The message was this: Don’t even try it, Canada.

One day, whole swathes of information were disappeared from the internet that some Canadians see. Google told reporters it was just testing out its response in case the Parliament of Canada actually passes the law. It only affected about 4 per cent of Canadian users.

It’s not a threat, of course. Sometimes people just wake up with a horse’s head in their bed.

The Liberal government is up in arms, including Prime Minister Justin Trudeau, who obviously wants to engage in this political spat.

That might make you wonder why Google would make such a threat. And the reason why is pretty simple: Because they can.

Google knows it is powerful enough to threaten governments that try to regulate them. It holds a dominant position that makes it the front door to the internet and gives it monopolistic power – at least, that is the legal position of the government of the United States.

There is a good chance the threat can succeed. When a similar law was going through the Australian Parliament in 2021, Facebook blocked sharing of that country’s news and only relented when the government cut a deal.

To be fair, the bill that has Google flexing its internet-giant muscles in the face of puny Canada is a debatable thing, for sure. It would make online platforms that make news available to Canadian audiences pay compensation to the providers.
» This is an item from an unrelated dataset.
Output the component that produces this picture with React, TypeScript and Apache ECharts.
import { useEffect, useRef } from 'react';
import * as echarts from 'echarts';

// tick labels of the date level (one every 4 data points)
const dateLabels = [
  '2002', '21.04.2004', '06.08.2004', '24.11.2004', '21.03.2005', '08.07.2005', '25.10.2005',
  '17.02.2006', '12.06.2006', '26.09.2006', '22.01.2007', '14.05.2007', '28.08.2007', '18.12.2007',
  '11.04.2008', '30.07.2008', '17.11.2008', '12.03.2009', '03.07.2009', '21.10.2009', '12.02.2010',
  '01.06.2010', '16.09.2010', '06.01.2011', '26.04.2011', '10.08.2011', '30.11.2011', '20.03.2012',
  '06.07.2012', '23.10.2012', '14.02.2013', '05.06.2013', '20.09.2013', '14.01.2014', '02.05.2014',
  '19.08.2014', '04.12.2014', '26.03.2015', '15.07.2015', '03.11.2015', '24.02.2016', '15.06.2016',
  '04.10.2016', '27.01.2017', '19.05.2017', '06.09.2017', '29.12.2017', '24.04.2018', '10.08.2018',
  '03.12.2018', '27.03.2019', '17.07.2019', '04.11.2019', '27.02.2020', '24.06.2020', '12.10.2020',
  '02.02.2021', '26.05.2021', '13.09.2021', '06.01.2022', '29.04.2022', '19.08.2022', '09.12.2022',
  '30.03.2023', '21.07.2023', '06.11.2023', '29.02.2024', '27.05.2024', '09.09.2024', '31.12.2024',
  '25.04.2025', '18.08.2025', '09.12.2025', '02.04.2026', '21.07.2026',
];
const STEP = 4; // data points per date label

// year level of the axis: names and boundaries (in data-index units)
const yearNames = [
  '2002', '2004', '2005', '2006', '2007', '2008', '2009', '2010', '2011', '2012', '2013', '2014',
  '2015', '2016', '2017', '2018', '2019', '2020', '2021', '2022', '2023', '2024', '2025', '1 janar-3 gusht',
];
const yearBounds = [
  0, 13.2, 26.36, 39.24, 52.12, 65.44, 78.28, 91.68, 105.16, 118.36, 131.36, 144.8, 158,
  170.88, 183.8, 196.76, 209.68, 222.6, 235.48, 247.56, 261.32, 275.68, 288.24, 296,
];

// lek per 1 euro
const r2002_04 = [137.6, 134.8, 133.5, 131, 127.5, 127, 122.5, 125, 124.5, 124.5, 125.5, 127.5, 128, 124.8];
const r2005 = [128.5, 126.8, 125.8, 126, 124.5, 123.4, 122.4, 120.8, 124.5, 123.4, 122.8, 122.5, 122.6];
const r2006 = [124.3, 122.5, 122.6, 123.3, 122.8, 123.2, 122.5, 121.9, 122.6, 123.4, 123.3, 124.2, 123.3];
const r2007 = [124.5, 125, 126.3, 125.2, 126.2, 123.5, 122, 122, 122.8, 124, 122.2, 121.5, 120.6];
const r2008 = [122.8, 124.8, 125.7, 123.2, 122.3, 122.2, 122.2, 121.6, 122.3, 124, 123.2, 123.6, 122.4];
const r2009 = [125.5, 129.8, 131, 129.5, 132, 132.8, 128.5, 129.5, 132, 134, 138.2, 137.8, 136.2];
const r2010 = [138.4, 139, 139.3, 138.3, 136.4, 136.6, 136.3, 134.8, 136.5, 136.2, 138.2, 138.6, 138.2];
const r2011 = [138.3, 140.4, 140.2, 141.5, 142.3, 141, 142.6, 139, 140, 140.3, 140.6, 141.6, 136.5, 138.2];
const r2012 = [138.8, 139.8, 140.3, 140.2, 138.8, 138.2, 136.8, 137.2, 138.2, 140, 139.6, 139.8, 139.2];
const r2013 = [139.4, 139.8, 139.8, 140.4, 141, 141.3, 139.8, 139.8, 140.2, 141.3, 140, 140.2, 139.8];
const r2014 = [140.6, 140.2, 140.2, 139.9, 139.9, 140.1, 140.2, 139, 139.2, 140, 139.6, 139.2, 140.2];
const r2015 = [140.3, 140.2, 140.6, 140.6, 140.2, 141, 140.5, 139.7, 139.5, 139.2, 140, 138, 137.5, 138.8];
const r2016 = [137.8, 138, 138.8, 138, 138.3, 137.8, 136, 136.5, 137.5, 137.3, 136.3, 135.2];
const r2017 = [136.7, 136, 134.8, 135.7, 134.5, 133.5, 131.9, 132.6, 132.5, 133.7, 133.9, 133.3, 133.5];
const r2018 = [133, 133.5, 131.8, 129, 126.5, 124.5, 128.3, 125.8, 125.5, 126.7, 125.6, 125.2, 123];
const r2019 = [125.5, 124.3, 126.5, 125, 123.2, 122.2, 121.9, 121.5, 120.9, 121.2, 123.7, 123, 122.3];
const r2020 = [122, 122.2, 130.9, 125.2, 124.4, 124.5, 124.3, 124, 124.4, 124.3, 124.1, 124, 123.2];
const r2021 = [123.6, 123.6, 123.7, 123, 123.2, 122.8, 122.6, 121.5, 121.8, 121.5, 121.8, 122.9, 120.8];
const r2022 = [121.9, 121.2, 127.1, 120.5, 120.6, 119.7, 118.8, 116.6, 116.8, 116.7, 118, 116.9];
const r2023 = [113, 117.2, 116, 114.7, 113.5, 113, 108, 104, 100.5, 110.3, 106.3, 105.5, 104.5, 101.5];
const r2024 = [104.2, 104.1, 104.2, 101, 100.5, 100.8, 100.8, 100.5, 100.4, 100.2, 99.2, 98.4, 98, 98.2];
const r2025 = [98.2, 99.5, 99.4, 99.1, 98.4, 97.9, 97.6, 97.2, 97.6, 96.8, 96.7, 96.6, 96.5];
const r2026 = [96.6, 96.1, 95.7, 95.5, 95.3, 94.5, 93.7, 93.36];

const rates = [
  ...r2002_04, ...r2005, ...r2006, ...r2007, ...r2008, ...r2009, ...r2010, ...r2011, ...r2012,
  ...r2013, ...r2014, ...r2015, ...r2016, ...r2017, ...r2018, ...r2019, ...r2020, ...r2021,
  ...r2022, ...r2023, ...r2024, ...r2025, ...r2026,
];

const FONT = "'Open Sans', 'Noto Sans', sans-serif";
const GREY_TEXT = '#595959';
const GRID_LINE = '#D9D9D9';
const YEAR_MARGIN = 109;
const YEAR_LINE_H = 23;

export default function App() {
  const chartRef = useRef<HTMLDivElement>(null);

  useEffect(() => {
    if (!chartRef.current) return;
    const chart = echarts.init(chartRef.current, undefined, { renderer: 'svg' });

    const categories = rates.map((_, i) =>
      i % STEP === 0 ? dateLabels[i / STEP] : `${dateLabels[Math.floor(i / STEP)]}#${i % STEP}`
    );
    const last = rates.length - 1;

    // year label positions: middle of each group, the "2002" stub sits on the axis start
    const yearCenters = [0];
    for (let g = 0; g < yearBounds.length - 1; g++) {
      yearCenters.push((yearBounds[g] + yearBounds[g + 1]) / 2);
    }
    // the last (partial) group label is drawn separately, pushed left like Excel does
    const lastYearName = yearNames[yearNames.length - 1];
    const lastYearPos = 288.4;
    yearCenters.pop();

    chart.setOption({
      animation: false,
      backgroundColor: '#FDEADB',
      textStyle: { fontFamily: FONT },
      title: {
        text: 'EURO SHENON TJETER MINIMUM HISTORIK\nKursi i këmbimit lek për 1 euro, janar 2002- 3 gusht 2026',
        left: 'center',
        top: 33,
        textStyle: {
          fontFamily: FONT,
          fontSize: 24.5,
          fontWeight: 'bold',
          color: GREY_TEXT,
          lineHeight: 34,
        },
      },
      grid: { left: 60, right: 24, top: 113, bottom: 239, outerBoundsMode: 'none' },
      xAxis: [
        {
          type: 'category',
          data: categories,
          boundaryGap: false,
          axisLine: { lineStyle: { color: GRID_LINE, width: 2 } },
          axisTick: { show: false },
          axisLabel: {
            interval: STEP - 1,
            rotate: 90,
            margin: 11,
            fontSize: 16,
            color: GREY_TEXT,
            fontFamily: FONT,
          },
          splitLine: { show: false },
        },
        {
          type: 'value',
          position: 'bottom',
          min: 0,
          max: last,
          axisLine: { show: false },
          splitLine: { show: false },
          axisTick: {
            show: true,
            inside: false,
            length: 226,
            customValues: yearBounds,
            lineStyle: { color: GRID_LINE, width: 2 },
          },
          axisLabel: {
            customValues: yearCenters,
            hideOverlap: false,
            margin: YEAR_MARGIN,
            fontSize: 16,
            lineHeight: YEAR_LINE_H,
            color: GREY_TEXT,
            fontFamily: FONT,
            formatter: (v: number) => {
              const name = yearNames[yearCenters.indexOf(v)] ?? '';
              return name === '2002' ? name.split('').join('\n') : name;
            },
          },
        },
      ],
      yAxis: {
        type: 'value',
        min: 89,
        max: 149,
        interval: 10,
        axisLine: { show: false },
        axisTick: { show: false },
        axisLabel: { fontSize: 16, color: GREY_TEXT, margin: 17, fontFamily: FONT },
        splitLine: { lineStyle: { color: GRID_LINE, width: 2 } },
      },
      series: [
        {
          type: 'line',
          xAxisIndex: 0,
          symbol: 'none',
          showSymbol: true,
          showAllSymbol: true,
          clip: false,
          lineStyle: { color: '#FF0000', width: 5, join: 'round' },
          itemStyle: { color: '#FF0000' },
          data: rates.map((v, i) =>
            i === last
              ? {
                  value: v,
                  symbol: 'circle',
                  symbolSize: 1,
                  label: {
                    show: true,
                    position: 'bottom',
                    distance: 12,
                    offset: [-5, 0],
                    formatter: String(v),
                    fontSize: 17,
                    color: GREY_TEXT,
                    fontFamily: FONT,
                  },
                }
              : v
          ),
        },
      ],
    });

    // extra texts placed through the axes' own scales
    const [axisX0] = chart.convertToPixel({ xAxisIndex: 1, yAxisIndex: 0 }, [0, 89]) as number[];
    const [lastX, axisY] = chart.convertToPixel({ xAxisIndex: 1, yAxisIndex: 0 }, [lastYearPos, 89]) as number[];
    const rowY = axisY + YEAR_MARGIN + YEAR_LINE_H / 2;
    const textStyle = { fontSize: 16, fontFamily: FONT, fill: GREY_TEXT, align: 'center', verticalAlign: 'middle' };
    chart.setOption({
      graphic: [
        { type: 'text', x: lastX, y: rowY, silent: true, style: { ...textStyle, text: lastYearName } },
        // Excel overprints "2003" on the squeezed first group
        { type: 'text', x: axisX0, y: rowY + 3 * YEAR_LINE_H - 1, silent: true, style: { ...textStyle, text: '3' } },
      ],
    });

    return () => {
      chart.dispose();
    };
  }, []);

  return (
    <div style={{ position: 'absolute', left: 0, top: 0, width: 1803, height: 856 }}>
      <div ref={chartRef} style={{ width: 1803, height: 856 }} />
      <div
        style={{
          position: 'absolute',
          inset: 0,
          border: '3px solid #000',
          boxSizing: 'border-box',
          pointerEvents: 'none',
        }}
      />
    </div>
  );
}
Google already has compensation agreements with several Canadian news organizations, including The Globe and Mail. But Bill C-18 would require big internet platforms to negotiate compensation for news content and links – and sets a process that includes arbitration and allowing collective bargaining by smaller news organizations.

Whether that is the right way to do things is up for debate. But that doesn’t make any sense if you leave out the central aspect: its market power.

That power, and the way Google uses it, is far more important than the details of C-18.

Google’s parent company, Alphabet Inc., is not just big, with a market capitalization of US$1.14-trillion and 2022 revenues of US$283-billion. And it is not just powerful. According to authorities in the European Union and U.S., it abuses its power.

Antitrust cases brought by EU authorities have led to €8-billion in fines. And in the U.S., the Attorney-General and eight states in January launched a lawsuit against Google – alleging that through acquisitions and anti-competitive business practices they have acquired monopolistic power over digital advertising, pushing out competitors in digital-ad technology tools, controlling exchanges and servers where buyers and seller meet, and profiting from it all.

In 2020, when Donald Trump was president, the U.S. Attorney-General and 11 states launched another suit asking courts to stop Google from “unlawfully maintaining monopolies in the markets for general search services, search advertising and general search text advertising in the United States through anticompetitive and exclusionary practices.” That suit called the company “the monopoly gatekeeper of the internet.”

When monopolies arise, governments should try to create competition, or dismantle them, or, failing that, regulate them. Alphabet is fighting such efforts.

In Canada, which is trying nothing so ambitious, Google is firing a shot across the bow: Don’t try it, little Canada, or your internet gets it.

Whatever happens, the warning should stick with Canadians for years. Whether Bill C-18 is good or bad, the threat is the thing. Google is trying to use its power to stop Canada’s Parliament from adopting a law.

That’s not unfamiliar. When Canadian authorities arrested Huawei Inc. executive Meng Wanzhou on a U.S. extradition request in 2018, Beijing threw two Canadians in jail. That sure showed Canadians they can’t act according to their own laws without consequences. It also showed Canada that it had better build alliances to cope with the way Beijing uses its power.

Now, Canada should be learning a lesson from Google. It’s not as much about Bill C-18 as it is Google’s power, and the way it uses it. That’s the issue that Canada and countries like it face now, and for years to come.